Recorded data =>
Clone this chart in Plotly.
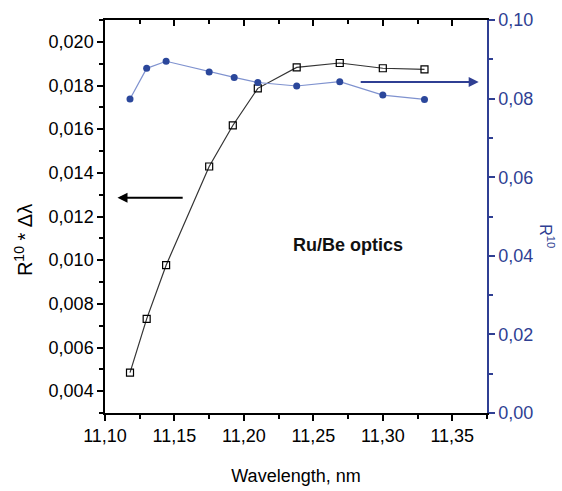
import plotly.graph_objects as go

# Data
wavelength_sq = [11.118, 11.130, 11.144, 11.175, 11.192, 11.210, 11.238, 11.269, 11.300, 11.330]
r10_dl = [0.00485, 0.00731, 0.00977, 0.01429, 0.01617, 0.01787, 0.01883, 0.01903, 0.01879, 0.01874]

wavelength_c = [11.118, 11.130, 11.144, 11.175, 11.193, 11.210, 11.238, 11.269, 11.300, 11.330]
r10 = [0.0799, 0.0877, 0.0895, 0.0868, 0.0854, 0.0841, 0.0832, 0.0843, 0.0809, 0.0798]

x_ticks = [11.10, 11.15, 11.20, 11.25, 11.30, 11.35]
x_labels = ["11,10", "11,15", "11,20", "11,25", "11,30", "11,35"]
yl_ticks = [0.004, 0.006, 0.008, 0.010, 0.012, 0.014, 0.016, 0.018, 0.020]
yl_labels = ["0,004", "0,006", "0,008", "0,010", "0,012", "0,014", "0,016", "0,018", "0,020"]
yr_ticks = [0.00, 0.02, 0.04, 0.06, 0.08, 0.10]
yr_labels = ["0,00", "0,02", "0,04", "0,06", "0,08", "0,10"]

BLUE = "#2f3f93"
FONT = "Liberation Sans, Arial, sans-serif"

fig = go.Figure()
fig.add_trace(go.Scatter(
    x=wavelength_sq, y=r10_dl, mode="lines+markers",
    line=dict(color="#333333", width=1.2),
    marker=dict(symbol="square-open", size=7, color="black", line=dict(width=1.2)),
    xaxis="x", yaxis="y", showlegend=False))
fig.add_trace(go.Scatter(
    x=wavelength_c, y=r10, mode="lines+markers",
    line=dict(color="#7f92cf", width=1.2),
    marker=dict(symbol="circle", size=7, color="#2b479b"),
    xaxis="x", yaxis="y2", showlegend=False))

fig.update_layout(
    width=562, height=491,
    margin=dict(l=105, r=75, t=20, b=78),
    paper_bgcolor="white", plot_bgcolor="white",
    font=dict(family=FONT, size=18, color="black"),
    xaxis=dict(
        range=[11.10, 11.375], tickvals=x_ticks, ticktext=x_labels, automargin=False,
        ticks="outside", ticklen=6, tickwidth=1.5, tickcolor="black",
        minor=dict(dtick=0.025, tick0=11.10, ticks="outside", ticklen=4, tickcolor="black"),
        showline=True, linecolor="black", linewidth=1.5, showgrid=False, zeroline=False,
        title=dict(text="Wavelength, nm", font=dict(size=18), standoff=24),
        tickfont=dict(size=18)),
    xaxis2=dict(
        range=[11.10, 11.375], overlaying="x", side="top", tickvals=x_ticks, automargin=False,
        showticklabels=False, ticks="inside", ticklen=6, tickwidth=1.5, tickcolor="black",
        minor=dict(dtick=0.025, tick0=11.10, ticks="inside", ticklen=4, tickcolor="black"),
        showline=True, linecolor="black", linewidth=1.5, showgrid=False, zeroline=False),
    yaxis=dict(
        range=[0.003, 0.021], tickvals=yl_ticks, ticktext=yl_labels, automargin=False,
        ticks="outside", ticklen=6, tickwidth=1.5, tickcolor="black",
        minor=dict(dtick=0.001, tick0=0.003, ticks="outside", ticklen=4, tickcolor="black"),
        showline=True, linecolor="black", linewidth=1.5, showgrid=False, zeroline=False,
        tickfont=dict(size=18)),
    yaxis2=dict(
        range=[0, 0.10], overlaying="y", side="right", tickvals=yr_ticks, ticktext=yr_labels,
        automargin=False,
        ticks="outside", ticklen=6, tickwidth=1.5, tickcolor=BLUE,
        minor=dict(dtick=0.01, tick0=0, ticks="outside", ticklen=4, tickcolor=BLUE),
        showline=True, linecolor=BLUE, linewidth=1.5, showgrid=False, zeroline=False,
        tickfont=dict(size=18, color=BLUE)),
)

# invisible trace so the top mirror axis is drawn
fig.add_trace(go.Scatter(x=[11.10], y=[0.003], xaxis="x2", yaxis="y",
                         mode="markers", marker=dict(opacity=0), showlegend=False,
                         hoverinfo="skip"))

fig.add_annotation(xref="x", yref="y", x=11.109, y=0.01286, ax=11.157, ay=0.01286,
                   axref="x", ayref="y", showarrow=True, arrowhead=2, arrowsize=1,
                   arrowwidth=2, arrowcolor="black", text="")
fig.add_annotation(xref="x", yref="y2", x=11.369, y=0.0842, ax=11.283, ay=0.0842,
                   axref="x", ayref="y2", showarrow=True, arrowhead=2, arrowsize=1,
                   arrowwidth=2, arrowcolor=BLUE, text="")
fig.add_annotation(xref="x", yref="y", x=11.275, y=0.0107, showarrow=False,
                   text="<b>Ru/Be optics</b>", font=dict(size=18, color="#111111"))
# left axis title
fig.add_annotation(xref="paper", yref="paper", x=0, xshift=-82, y=0.44,
                   xanchor="center", yanchor="middle", showarrow=False,
                   text="R<sup>10</sup> * Δλ", textangle=-90,
                   font=dict(size=20, color="black"))
# right axis title
fig.add_annotation(xref="paper", yref="paper", x=1.0, xshift=60, y=0.45,
                   xanchor="center", yanchor="middle", showarrow=False,
                   text="R<sup>10</sup>", textangle=90,
                   font=dict(size=16, color=BLUE))

fig.write_html("out.html")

Given problem => Reproduce the listing exactly. Leave its pictures out.

Exercise solution =>
Clone this chart in Plotly.
import plotly.graph_objects as go

# Data
wavelength_sq = [11.118, 11.130, 11.144, 11.175, 11.192, 11.210, 11.238, 11.269, 11.300, 11.330]
r10_dl = [0.00485, 0.00731, 0.00977, 0.01429, 0.01617, 0.01787, 0.01883, 0.01903, 0.01879, 0.01874]

wavelength_c = [11.118, 11.130, 11.144, 11.175, 11.193, 11.210, 11.238, 11.269, 11.300, 11.330]
r10 = [0.0799, 0.0877, 0.0895, 0.0868, 0.0854, 0.0841, 0.0832, 0.0843, 0.0809, 0.0798]

x_ticks = [11.10, 11.15, 11.20, 11.25, 11.30, 11.35]
x_labels = ["11,10", "11,15", "11,20", "11,25", "11,30", "11,35"]
yl_ticks = [0.004, 0.006, 0.008, 0.010, 0.012, 0.014, 0.016, 0.018, 0.020]
yl_labels = ["0,004", "0,006", "0,008", "0,010", "0,012", "0,014", "0,016", "0,018", "0,020"]
yr_ticks = [0.00, 0.02, 0.04, 0.06, 0.08, 0.10]
yr_labels = ["0,00", "0,02", "0,04", "0,06", "0,08", "0,10"]

BLUE = "#2f3f93"
FONT = "Liberation Sans, Arial, sans-serif"

fig = go.Figure()
fig.add_trace(go.Scatter(
    x=wavelength_sq, y=r10_dl, mode="lines+markers",
    line=dict(color="#333333", width=1.2),
    marker=dict(symbol="square-open", size=7, color="black", line=dict(width=1.2)),
    xaxis="x", yaxis="y", showlegend=False))
fig.add_trace(go.Scatter(
    x=wavelength_c, y=r10, mode="lines+markers",
    line=dict(color="#7f92cf", width=1.2),
    marker=dict(symbol="circle", size=7, color="#2b479b"),
    xaxis="x", yaxis="y2", showlegend=False))

fig.update_layout(
    width=562, height=491,
    margin=dict(l=105, r=75, t=20, b=78),
    paper_bgcolor="white", plot_bgcolor="white",
    font=dict(family=FONT, size=18, color="black"),
    xaxis=dict(
        range=[11.10, 11.375], tickvals=x_ticks, ticktext=x_labels, automargin=False,
        ticks="outside", ticklen=6, tickwidth=1.5, tickcolor="black",
        minor=dict(dtick=0.025, tick0=11.10, ticks="outside", ticklen=4, tickcolor="black"),
        showline=True, linecolor="black", linewidth=1.5, showgrid=False, zeroline=False,
        title=dict(text="Wavelength, nm", font=dict(size=18), standoff=24),
        tickfont=dict(size=18)),
    xaxis2=dict(
        range=[11.10, 11.375], overlaying="x", side="top", tickvals=x_ticks, automargin=False,
        showticklabels=False, ticks="inside", ticklen=6, tickwidth=1.5, tickcolor="black",
        minor=dict(dtick=0.025, tick0=11.10, ticks="inside", ticklen=4, tickcolor="black"),
        showline=True, linecolor="black", linewidth=1.5, showgrid=False, zeroline=False),
    yaxis=dict(
        range=[0.003, 0.021], tickvals=yl_ticks, ticktext=yl_labels, automargin=False,
        ticks="outside", ticklen=6, tickwidth=1.5, tickcolor="black",
        minor=dict(dtick=0.001, tick0=0.003, ticks="outside", ticklen=4, tickcolor="black"),
        showline=True, linecolor="black", linewidth=1.5, showgrid=False, zeroline=False,
        tickfont=dict(size=18)),
    yaxis2=dict(
        range=[0, 0.10], overlaying="y", side="right", tickvals=yr_ticks, ticktext=yr_labels,
        automargin=False,
        ticks="outside", ticklen=6, tickwidth=1.5, tickcolor=BLUE,
        minor=dict(dtick=0.01, tick0=0, ticks="outside", ticklen=4, tickcolor=BLUE),
        showline=True, linecolor=BLUE, linewidth=1.5, showgrid=False, zeroline=False,
        tickfont=dict(size=18, color=BLUE)),
)

# invisible trace so the top mirror axis is drawn
fig.add_trace(go.Scatter(x=[11.10], y=[0.003], xaxis="x2", yaxis="y",
                         mode="markers", marker=dict(opacity=0), showlegend=False,
                         hoverinfo="skip"))

fig.add_annotation(xref="x", yref="y", x=11.109, y=0.01286, ax=11.157, ay=0.01286,
                   axref="x", ayref="y", showarrow=True, arrowhead=2, arrowsize=1,
                   arrowwidth=2, arrowcolor="black", text="")
fig.add_annotation(xref="x", yref="y2", x=11.369, y=0.0842, ax=11.283, ay=0.0842,
                   axref="x", ayref="y2", showarrow=True, arrowhead=2, arrowsize=1,
                   arrowwidth=2, arrowcolor=BLUE, text="")
fig.add_annotation(xref="x", yref="y", x=11.275, y=0.0107, showarrow=False,
                   text="<b>Ru/Be optics</b>", font=dict(size=18, color="#111111"))
# left axis title
fig.add_annotation(xref="paper", yref="paper", x=0, xshift=-82, y=0.44,
                   xanchor="center", yanchor="middle", showarrow=False,
                   text="R<sup>10</sup> * Δλ", textangle=-90,
                   font=dict(size=20, color="black"))
# right axis title
fig.add_annotation(xref="paper", yref="paper", x=1.0, xshift=60, y=0.45,
                   xanchor="center", yanchor="middle", showarrow=False,
                   text="R<sup>10</sup>", textangle=90,
                   font=dict(size=16, color=BLUE))

fig.write_html("out.html")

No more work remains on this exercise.